I've been getting up at 5am on days when I work my part time job. It feels good to be awake in the morning again—the only drawback being that I get maybe a couple hours of quality time with the sun on those days. Taking the TTC so early in the morning reminds me of childhood road trips, and makes me want to buy a breakfast sandwich even though I don't particularly like breakfast sandwiches. The texture of the egg tends to weird me out. My job is simple and allows me to tune into the part of my brain that wants to organize. Today I made friends with a coworker by letting her know which items were going to be on clearance, and handing them to her as soon as I'd marked them down. She introduced herself to me, peeking through the little hole in the plexiglass shield in front of her. Fun way to start a friendship. This time in 2015, John was texting me photos of drawings that I'd done as a kid. I used to draw all of my people with big puffy sleeves. I was sending him Feist lyrics.

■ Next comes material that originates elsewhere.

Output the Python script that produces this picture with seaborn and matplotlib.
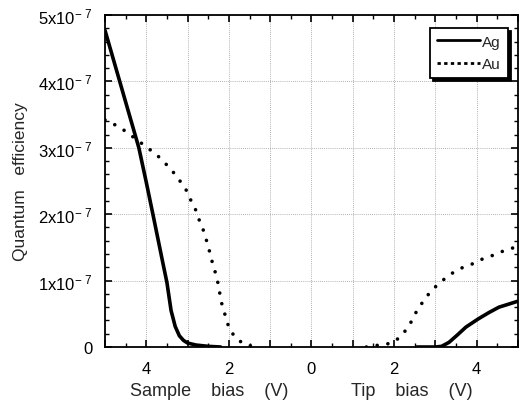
import numpy as np
import pandas as pd
import matplotlib
matplotlib.use("Agg")
import matplotlib.pyplot as plt
from matplotlib.lines import Line2D
from matplotlib.ticker import MultipleLocator, FuncFormatter
import seaborn as sns

# ---- data (bias in V; negative = sample bias, positive = tip bias; QE in 1e-7) ----
ag_sample_bias = [-5.0, -4.5, -4.18, -4.0, -3.84, -3.6, -3.5, -3.4, -3.3, -3.2, -3.1, -3.0, -2.8, -2.5, -2.2]
ag_sample_qe = [4.77, 3.69, 3.0, 2.48, 2.0, 1.27, 0.97, 0.55, 0.31, 0.17, 0.1, 0.06, 0.03, 0.01, 0.0]

ag_tip_bias = [2.55, 3.0, 3.15, 3.33, 3.53, 3.74, 4.03, 4.3, 4.54, 5.0]
ag_tip_qe = [0.0, 0.0, 0.01, 0.07, 0.18, 0.3, 0.42, 0.52, 0.6, 0.69]

au_sample_bias = [-5.0, -4.64, -4.42, -3.99, -3.74, -3.5, -3.33, -3.16, -3.02, -2.9, -2.8, -2.73,
                  -2.63, -2.56, -2.49, -2.44, -2.37, -2.32, -2.27, -2.18, -2.1, -2.05, -1.98,
                  -1.81, -1.59, -1.38]
au_sample_qe = [3.42, 3.31, 3.21, 3.01, 2.89, 2.74, 2.62, 2.48, 2.35, 2.18, 2.06, 1.93,
                1.78, 1.64, 1.5, 1.35, 1.22, 1.1, 0.98, 0.67, 0.5, 0.39, 0.26,
                0.12, 0.03, 0.01]

au_tip_bias = [1.33, 1.52, 1.81, 2.03, 2.22, 2.39, 2.51, 2.63, 2.8, 2.99, 3.21, 3.45, 3.67,
               3.89, 4.12, 4.35, 4.58, 4.8, 5.0]
au_tip_qe = [0.0, 0.02, 0.04, 0.09, 0.2, 0.35, 0.5, 0.62, 0.77, 0.9, 1.02, 1.13, 1.2,
             1.25, 1.32, 1.37, 1.43, 1.48, 1.51]

metals = ["Ag", "Au"]

sns.set_style("ticks")
plt.rcParams["font.family"] = ["Liberation Sans", "DejaVu Sans"]
plt.rcParams["mathtext.fontset"] = "custom"
plt.rcParams["mathtext.rm"] = "Liberation Sans"
plt.rcParams["mathtext.default"] = "regular"

fig = plt.figure(figsize=(5.19, 4.02), dpi=100)
ax = fig.add_axes([0.2023, 0.1343, 0.7957, 0.8259])

dotted = (0, (0.01, 3.0))
segments = [
    (ag_sample_bias, ag_sample_qe, "-", 2.6),
    (ag_tip_bias, ag_tip_qe, "-", 2.6),
    (au_sample_bias, au_sample_qe, dotted, 2.6),
    (au_tip_bias, au_tip_qe, dotted, 2.6),
]
for xs, ys, ls, lw in segments:
    df = pd.DataFrame({"bias": xs, "qe": np.array(ys) * 1e-7})
    sns.lineplot(data=df, x="bias", y="qe", ax=ax, color="black",
                 linestyle=ls, linewidth=lw, estimator=None, sort=False)
for ln in ax.get_lines():
    ln.set_dash_capstyle("round")
    ln.set_solid_capstyle("round")

ax.set_xlim(-5, 5)
ax.set_ylim(0, 5e-7)
ax.xaxis.set_major_locator(MultipleLocator(1))
ax.xaxis.set_minor_locator(MultipleLocator(0.5))
ax.yaxis.set_major_locator(MultipleLocator(1e-7))
ax.yaxis.set_minor_locator(MultipleLocator(0.2e-7))

def xfmt(v, pos):
    n = int(round(v))
    return str(abs(n)) if n % 2 == 0 and abs(n) < 5 else ""

def yfmt(v, pos):
    n = int(round(v / 1e-7))
    return "0" if n == 0 else f"{n}x10$^{{-\\ 7}}$"

ax.xaxis.set_major_formatter(FuncFormatter(xfmt))
ax.yaxis.set_major_formatter(FuncFormatter(yfmt))
ax.tick_params(which="both", direction="in", top=True, right=True, colors="black",
               labelsize=12)
ax.tick_params(which="major", length=5, width=1.2)
ax.tick_params(axis="x", which="major", pad=10)
ax.tick_params(axis="y", which="major", pad=9)
ax.tick_params(which="minor", length=3, width=1.0)
ax.grid(True, which="major", linestyle=(0, (1, 1.5)), color="#999999", linewidth=0.6)
for s in ax.spines.values():
    s.set_linewidth(1.3)
    s.set_color("black")

ax.set_xlabel("")
ax.set_ylabel("Quantum   efficiency", fontsize=12.5, labelpad=7)
ax.text(-2.47, -0.13, "Sample    bias    (V)", transform=ax.get_xaxis_transform(),
        ha="center", va="center", fontsize=13)
ax.text(2.42, -0.13, "Tip    bias    (V)", transform=ax.get_xaxis_transform(),
        ha="center", va="center", fontsize=13)

handles = [Line2D([], [], color="black", lw=2.0, linestyle="-"),
           Line2D([], [], color="black", lw=2.0, linestyle=(0, (1.2, 1.2)))]
leg = ax.legend(handles, metals, loc="upper right", bbox_to_anchor=(0.976, 0.961),
                fontsize=11, handlelength=2.8, handletextpad=0.15, borderpad=0.45,
                labelspacing=0.55, borderaxespad=0, fancybox=False, framealpha=1,
                edgecolor="black", shadow={"color": "black", "alpha": 1})
leg.get_frame().set_linewidth(1.3)

fig.savefig("out.png", dpi=100)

In the effort of starting to read again, I've been rereading a book that I used to consider to be one of my favourites. I don't think it's one of my favourites anymore. I grew to trust the author through my love for some other things that she's written. I felt that I knew her and that, even if she were to write something that sat sour, I could easily forgive her and make the writing out to be what I wanted it to. She writes of self discovery and of longing. There are so many parts of this book that I once read with trust, and that I now question. I thought, the first time around, that her circling questions were posed in a way that was honest, self-aware, and true. I now think that they are enabling of her internalized misogyny, which is certainly real, but also a rather sad realization. I want to reach inside the book and provide her with some kind of encouragement. I guess I once identified with the desire to hold onto the thoughts that could hold me back (namely internalized transphobia and homophobia) because they lead me to feel desirable, or consumable. It isn't worth it. I like the way that she identifies that 'not being a thing' can be a place too. But at a certain point, I think that a desire to find a place in 'not being a thing' can still feed an obsession with the thing itself.

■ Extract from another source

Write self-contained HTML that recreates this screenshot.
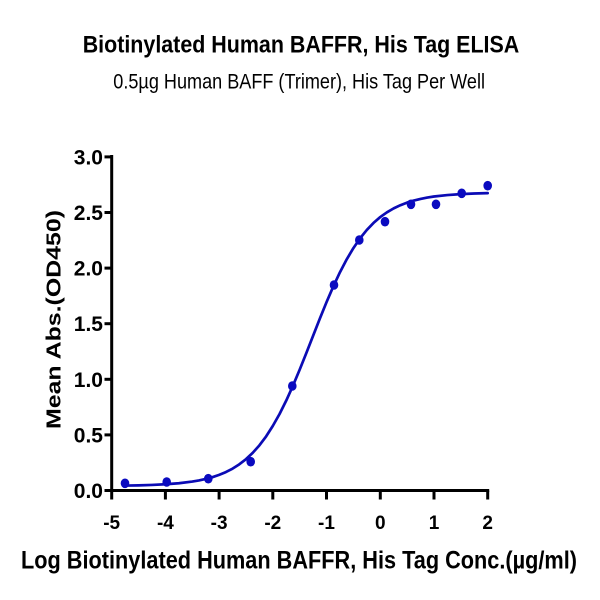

I was thinking about my November project on my way home from work today, and when I got home I was happy to see that my supplies had arrived in the mail. I spent the afternoon into the evening with one of my roommates, and listened to his stories about his childhood while I made dinner. I bought the same clearance alfredo sauce as my new work friend. My roommate gave me a bowl of fresh pineapple chunks before I went upstairs to start on the project. I feel a deep sense of comfort with my two roommates, and am pleased with my decision to live here with them. I spent a couple hours this evening stitching a grid with 10x10 count boxes to make the stitching process easier. This grid is a temporary guide and will be removed when the work is done, or maybe before then—we'll see.

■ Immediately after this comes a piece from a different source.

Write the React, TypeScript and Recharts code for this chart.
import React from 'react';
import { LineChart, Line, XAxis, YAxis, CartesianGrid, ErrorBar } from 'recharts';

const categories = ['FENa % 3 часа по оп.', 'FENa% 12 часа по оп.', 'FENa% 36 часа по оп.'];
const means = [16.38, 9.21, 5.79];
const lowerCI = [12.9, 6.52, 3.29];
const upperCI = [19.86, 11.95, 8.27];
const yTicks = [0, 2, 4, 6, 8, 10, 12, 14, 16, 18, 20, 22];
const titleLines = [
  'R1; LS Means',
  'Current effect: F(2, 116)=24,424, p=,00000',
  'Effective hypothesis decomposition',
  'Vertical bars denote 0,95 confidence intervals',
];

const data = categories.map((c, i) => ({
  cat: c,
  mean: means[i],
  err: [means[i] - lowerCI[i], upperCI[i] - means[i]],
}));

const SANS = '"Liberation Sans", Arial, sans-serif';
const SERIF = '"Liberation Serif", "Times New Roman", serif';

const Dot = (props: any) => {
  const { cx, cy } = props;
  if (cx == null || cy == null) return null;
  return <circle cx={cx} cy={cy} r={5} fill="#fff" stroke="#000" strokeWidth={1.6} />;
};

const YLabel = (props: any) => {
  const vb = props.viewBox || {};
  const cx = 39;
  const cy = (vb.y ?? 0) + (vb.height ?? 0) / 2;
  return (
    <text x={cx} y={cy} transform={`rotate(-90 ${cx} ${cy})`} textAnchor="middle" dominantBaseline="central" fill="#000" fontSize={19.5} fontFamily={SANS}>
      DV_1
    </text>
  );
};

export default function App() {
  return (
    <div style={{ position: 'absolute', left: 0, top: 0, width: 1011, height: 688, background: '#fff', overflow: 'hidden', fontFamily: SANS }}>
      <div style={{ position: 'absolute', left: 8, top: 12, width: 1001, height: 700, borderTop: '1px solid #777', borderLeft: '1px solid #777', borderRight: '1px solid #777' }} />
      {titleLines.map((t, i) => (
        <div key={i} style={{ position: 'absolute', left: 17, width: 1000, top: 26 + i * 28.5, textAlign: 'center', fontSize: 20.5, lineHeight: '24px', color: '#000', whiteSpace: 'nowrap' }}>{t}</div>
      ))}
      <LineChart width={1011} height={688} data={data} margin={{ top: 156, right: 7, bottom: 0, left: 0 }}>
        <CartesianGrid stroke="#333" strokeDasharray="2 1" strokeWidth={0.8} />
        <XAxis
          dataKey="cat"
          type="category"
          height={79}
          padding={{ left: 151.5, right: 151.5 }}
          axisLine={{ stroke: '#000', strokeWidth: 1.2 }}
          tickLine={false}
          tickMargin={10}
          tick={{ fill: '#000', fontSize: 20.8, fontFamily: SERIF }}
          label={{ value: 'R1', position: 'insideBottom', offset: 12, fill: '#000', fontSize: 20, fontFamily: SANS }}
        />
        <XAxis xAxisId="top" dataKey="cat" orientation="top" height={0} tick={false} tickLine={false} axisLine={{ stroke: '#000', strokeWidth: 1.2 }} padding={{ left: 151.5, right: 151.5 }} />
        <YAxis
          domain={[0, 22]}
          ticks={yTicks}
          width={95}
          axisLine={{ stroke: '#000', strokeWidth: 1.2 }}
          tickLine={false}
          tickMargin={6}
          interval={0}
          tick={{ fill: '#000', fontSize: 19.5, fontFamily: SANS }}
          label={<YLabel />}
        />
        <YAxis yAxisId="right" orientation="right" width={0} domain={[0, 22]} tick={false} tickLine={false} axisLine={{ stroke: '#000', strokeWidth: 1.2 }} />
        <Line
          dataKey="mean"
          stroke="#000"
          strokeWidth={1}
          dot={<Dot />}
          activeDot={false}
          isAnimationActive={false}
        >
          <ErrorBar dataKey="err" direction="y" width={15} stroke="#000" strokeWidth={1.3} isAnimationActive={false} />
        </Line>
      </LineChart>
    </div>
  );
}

I would like to let go of where my circling thoughts about my life become obsession. I think that often when I'm trying to work something out again and again I am holding myself back from the experiences that could push me forward. I want for Molten Heart to be a celebration. I want to tell the people I love that I love them. I want to say hello to a new coworker when I feel the desire to make that connection. I want to give vehement yeses for pineapple chunks. I want to call my family when I miss them, or before that, too. I want to correct people who misgender me. I want to share with confidence that I am both a lesbian and a gay guy, and likely some other things as well. Learning to hold boundaries can be about learning to hold them in my own space, too, for me.